From 1992 to 1993, he received a JISTEC Award from the University of Tokyo and worked in Mogi Laboratory as a research fellow together with Professor Honaka. Afterward, from 1994 to 2006, he was a professor at the University of Rome, Department of Physics. From 1998 to 2003 he was a professor at the University of Athens.

Zilpimiani was Chief Scientists and Systems Engineer of the Esperia Project at the Italian Space Agency from 2000 to 2003. He founded the Georgian Space Research Agency, together with academician Jumber Lominadze, and became its deputy director. At the same time, from 2003 to 2004, he worked as a co-author of the project LAZIO-SIRAD implemented on the International Space Station (ISS).

He was a co-author of the project EGLE of the European Space Agency from 2004 to 2008.

From 2011 to 2012 he worked with professor Patrick Taylor at NASA’s Goddard Space Flight Center (Maryland, US) on a new low orbit satellite project. In 2011, he became the head of the Georgian Space Research Agency.

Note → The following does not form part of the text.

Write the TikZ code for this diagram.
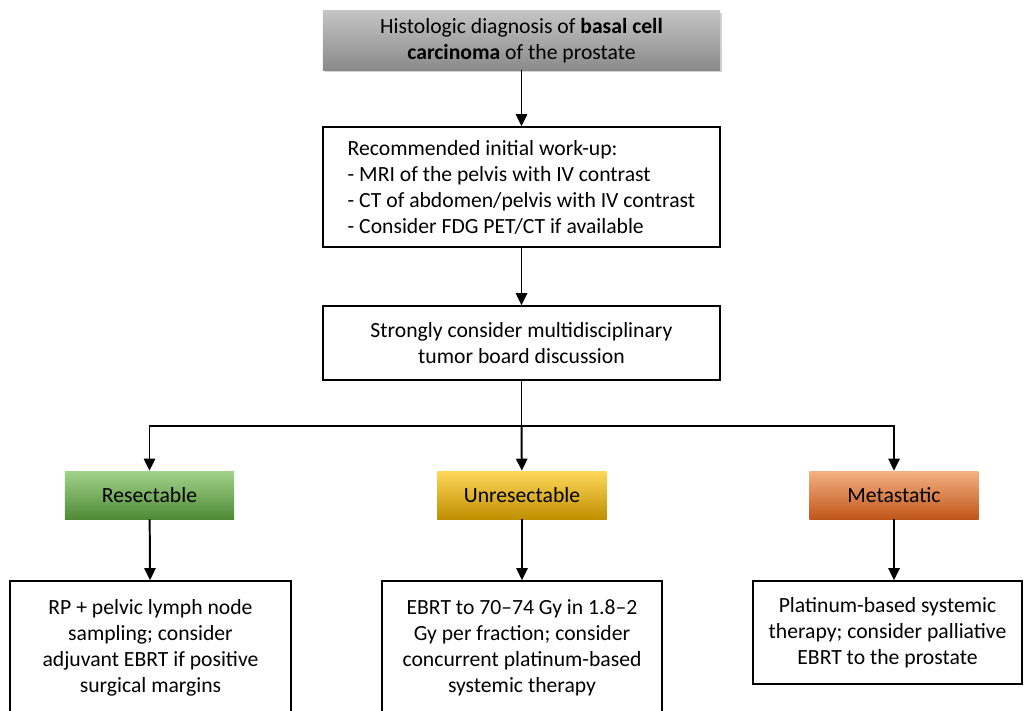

He has been an academician and full member of the Georgian National Academy of Sciences since 2016.

== Professional and business career ==
Zilpimiani founded the first Geogian private broadcaster, I Radio, in 1994, followed by the TV company I STEREO in 1997. In 2002, he founded the broadcasting company Stereo Plus, the main activities of which are the organization and production of TV and radio broadcasting, and the creation and operation of broadcasting and communication networks. Since its foundation, the company has worked with many TV stations.

Since January 2021, Zilpimiani has been a Member of Parliament of the 10th convocation, as well as Deputy Chairperson of the Foreign Relations Committee and Member of the Education and Science Committee since June of that year.

Zilpimiani has published 108 international scientific papers. Additionally, he is co-author of four international space projects and one international patent.